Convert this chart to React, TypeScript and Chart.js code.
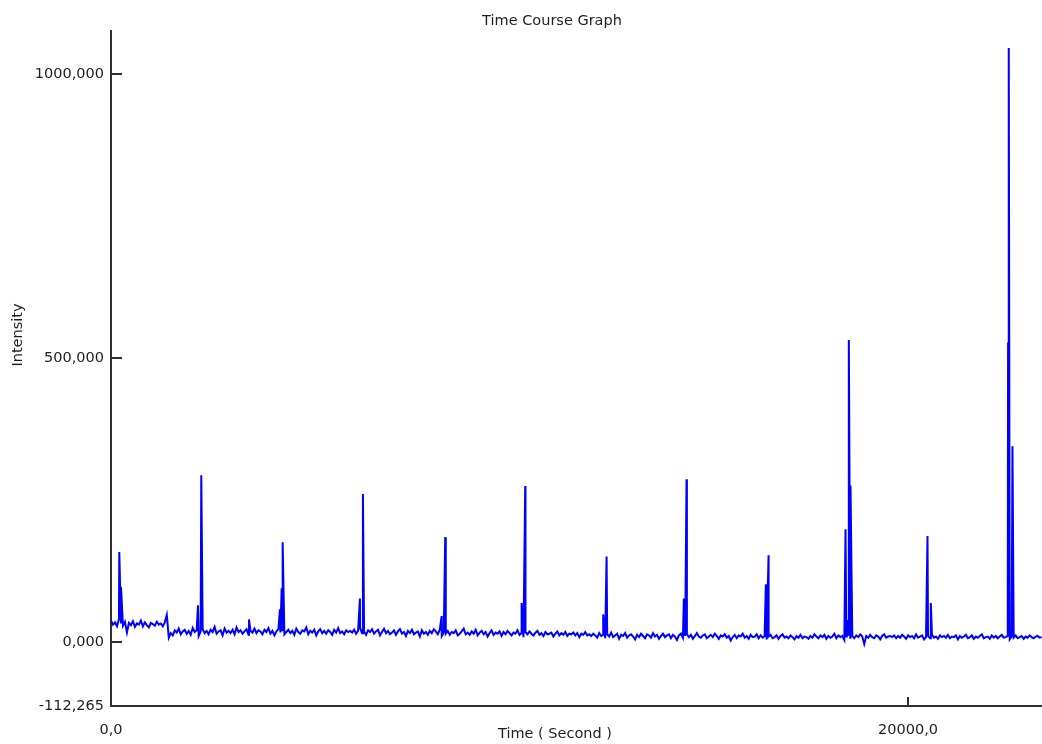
import React, { useEffect, useRef } from "react";
import { Chart, registerables } from "chart.js";

Chart.register(...registerables);

// Baseline trace, sampled every 50 s from t = 0
const baselineStart = 0;
const baselineStep = 50;
const baselineIntensity = [
  // 0 – 1400 s
  38, 31, 35, 28, 41, 33, 29, 36, 17, 34,
  30, 37, 27, 33, 31, 38, 28, 35, 30, 26,
  34, 32, 29, 36, 31, 33, 28, 35, 48,
  // 1450 – 6000 s
  8, 16, 12, 21, 17, 24, 14, 19, 22, 15,
  20, 13, 25, 18, 21, 11, 19, 23, 16, 20,
  14, 22, 18, 27, 15, 19, 21, 12, 24, 17,
  20, 16, 22, 14, 26, 18, 21, 15, 19, 23,
  13, 20, 17, 24, 16, 21, 19, 14, 22, 18,
  25, 15, 20, 12, 19, 23, 17, 21, 14, 18,
  22, 16, 20, 13, 24, 18, 15, 21, 19, 26,
  14, 20, 17, 22, 12, 19, 23, 16, 20, 15,
  21, 18, 13, 22, 17, 25, 16, 19, 14, 21,
  18, 20,
  // 6050 – 12000 s
  17, 22, 15, 20, 25, 16, 19, 13, 21, 18,
  23, 15, 19, 22, 12, 18, 24, 16, 20, 14,
  17, 21, 13, 19, 23, 15, 18, 11, 20, 16,
  22, 14, 17, 19, 10, 21, 15, 18, 13, 20,
  16, 23, 19, 14, 22, 11, 17, 15, 20, 13,
  18, 16, 21, 12, 15, 19, 24, 14, 17, 13,
  19, 15, 22, 12, 17, 20, 14, 18, 10, 16,
  21, 13, 17, 15, 19, 11, 18, 14, 20, 16,
  12, 17, 15, 21, 13, 16, 9, 18, 14, 19,
  15, 12, 17, 20, 13, 16, 11, 18, 14, 15,
  17, 10, 15, 19, 12, 16, 13, 18, 11, 15,
  14, 17, 12, 16, 9, 15, 13, 18, 12, 14,
  // 12050 – 23350 s
  11, 15, 12, 8, 16, 11, 13, 7, 14, 10,
  17, 9, 12, 15, 6, 13, 11, 16, 8, 12,
  14, 10, 5, 13, 9, 15, 11, 7, 14, 12,
  8, 16, 10, 13, 6, 11, 15, 9, 12, 14,
  7, 13, 10, 4, 12, 15, 8, 11, 14, 9,
  13, 6, 11, 16, 10, 8, 12, 14, 7, 10,
  13, 9, 15, 11, 6, 12, 10, 14, 8, 11,
  3, 9, 13, 7, 12, 10, 15, 8, 11, 6,
  13, 9, 10, 14, 7, 12, 8, 11, 5, 10,
  13, 7, 9, 12, 6, 11, 14, 8, 10, 7,
  12, 9, 5, 11, 8, 13, 7, 10, 9, 6,
  11, 8, 14, 10, 7, 12, 9, 13, 6, 11,
  8, 10, 15, 7, 12, 9, 11, 4, 10, 13,
  8, 11, 7, 12, 9, 14, 10, -3, 11, 8,
  13, 9, 7, 12, 10, 5, 11, 14, 8, 10,
  11, 9, 12, 7, 11, 8, 13, 10, 6, 12,
  9, 11, 7, 14, 8, 10, 12, 5, 9, 11,
  7, 13, 8, 10, 6, 12, 9, 11, 8, 13,
  7, 10, 9, 12, 5, 11, 8, 10, 13, 7,
  9, 12, 6, 10, 8, 11, 14, 7, 9, 10,
  6, 12, 8, 11, 7, 10, 13, 8, 9, 11,
  5, 10, 8, 12, 7, 9, 11, 6, 10, 8,
  12, 9, 7, 10, 11, 8, 9,
];

// Stimulus responses (time in seconds, intensity)
const peakTimes = [
  208, 251,
  2182, 2265,
  3462,
  4239, 4282, 4307,
  6246, 6321,
  8296, 8386,
  10303, 10393,
  12350, 12435,
  14374, 14411, 14441,
  16431, 16499,
  18430, 18463, 18513, 18555,
  20487, 20570,
  22509, 22526, 22619,
];
const peakIntensity = [
  159, 97,
  65, 294,
  40,
  58, 95, 176,
  77, 261,
  46, 185,
  69, 275,
  49, 151,
  77, 42, 287,
  102, 153,
  199, 39, 532, 276,
  187, 69,
  526, 1046, 345,
];

const xTickValues = [0, 20000];
const yTickValues = [-112.265, 0, 500, 1000];
const xMin = 0;
const xMax = 23360;
const yMin = -112.265;
const yMax = 1076;

const FONT_FAMILY = '"DejaVu Sans", "Liberation Sans", sans-serif';
const FONT_SIZE = 14.5;
const TEXT_COLOR = "#1e1e1e";
const AXIS_COLOR = "#2e2e2e";
const TRACE_COLOR = "#0000ff";

const withComma = (v: number, digits: number) =>
  v.toFixed(digits).replace(".", ",");

function buildTrace() {
  const pts = baselineIntensity.map((v, i) => ({
    x: baselineStart + i * baselineStep,
    y: v,
  }));
  peakTimes.forEach((t, i) => pts.push({ x: t, y: peakIntensity[i] }));
  pts.sort((a, b) => a.x - b.x);
  return pts;
}

// Caption texts and inward tick marks
const captionsPlugin = {
  id: "captions",
  afterDraw(chart: any) {
    const { ctx, chartArea: area, scales } = chart;
    ctx.save();
    ctx.fillStyle = TEXT_COLOR;
    ctx.font = `${FONT_SIZE}px ${FONT_FAMILY}`;
    ctx.textAlign = "center";
    ctx.textBaseline = "alphabetic";
    ctx.fillText("Time Course Graph", 552, 25);
    ctx.fillText("Time ( Second )", 555, 738);
    ctx.translate(22, 335);
    ctx.rotate(-Math.PI / 2);
    ctx.fillText("Intensity", 0, 0);
    ctx.restore();

    ctx.save();
    ctx.strokeStyle = AXIS_COLOR;
    ctx.lineWidth = 2;
    ctx.beginPath();
    yTickValues
      .filter((v) => v !== yMin)
      .forEach((v) => {
        const py = Math.round(scales.y.getPixelForValue(v));
        ctx.moveTo(area.left, py);
        ctx.lineTo(area.left + 11, py);
      });
    xTickValues
      .filter((v) => v !== xMin)
      .forEach((v) => {
        const px = Math.round(scales.x.getPixelForValue(v));
        ctx.moveTo(px, area.bottom);
        ctx.lineTo(px, area.bottom - 9);
      });
    ctx.stroke();
    ctx.restore();
  },
};

export default function App() {
  const canvasRef = useRef<HTMLCanvasElement | null>(null);

  useEffect(() => {
    document.body.style.margin = "0";
    const canvas = canvasRef.current;
    if (!canvas) return;

    const tickFont = { family: FONT_FAMILY, size: FONT_SIZE };

    const chart = new Chart(canvas, {
      type: "line",
      data: {
        datasets: [
          {
            data: buildTrace(),
            borderColor: TRACE_COLOR,
            borderWidth: 2,
            pointRadius: 0,
            tension: 0,
            fill: false,
          },
        ],
      },
      options: {
        responsive: false,
        animation: false,
        layout: { padding: { top: 31, left: 0, right: 0, bottom: 0 } },
        plugins: {
          legend: { display: false },
          tooltip: { enabled: false },
          title: { display: false },
        },
        scales: {
          x: {
            type: "linear",
            min: xMin,
            max: xMax,
            bounds: "data",
            grid: { display: false, drawTicks: false },
            border: { display: true, color: AXIS_COLOR, width: 2 },
            ticks: {
              autoSkip: false,
              maxRotation: 0,
              padding: 16,
              color: TEXT_COLOR,
              font: tickFont,
              callback: (value: any) => withComma(Number(value), 1),
            },
            afterBuildTicks: (scale: any) => {
              scale.ticks = xTickValues.map((value) => ({ value }));
            },
            afterFit: (scale: any) => {
              scale.height = 38;
            },
          },
          y: {
            type: "linear",
            min: yMin,
            max: yMax,
            bounds: "data",
            grid: { display: false, drawTicks: false },
            border: { display: true, color: AXIS_COLOR, width: 2 },
            ticks: {
              autoSkip: false,
              padding: 7,
              color: TEXT_COLOR,
              font: tickFont,
              callback: (value: any) => withComma(Number(value), 3),
            },
            afterBuildTicks: (scale: any) => {
              scale.ticks = yTickValues.map((value) => ({ value }));
            },
            afterFit: (scale: any) => {
              scale.width = 111;
            },
          },
        },
      },
      plugins: [captionsPlugin],
    });

    return () => chart.destroy();
  }, []);

  return (
    <div style={{ width: 1042, height: 744, background: "#ffffff" }}>
      <canvas
        ref={canvasRef}
        width={1042}
        height={744}
        style={{ display: "block" }}
      />
    </div>
  );
}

---*---

THE EXERCISE
From the top of the listing above, repeat each line exactly until you reach the line containing "Chart.register(...registerables);", and repeat that one too. Leave the pictures out.

EXPECTED ANSWER
Convert this chart to React, TypeScript and Chart.js code.
import React, { useEffect, useRef } from "react";
import { Chart, registerables } from "chart.js";

Chart.register(...registerables);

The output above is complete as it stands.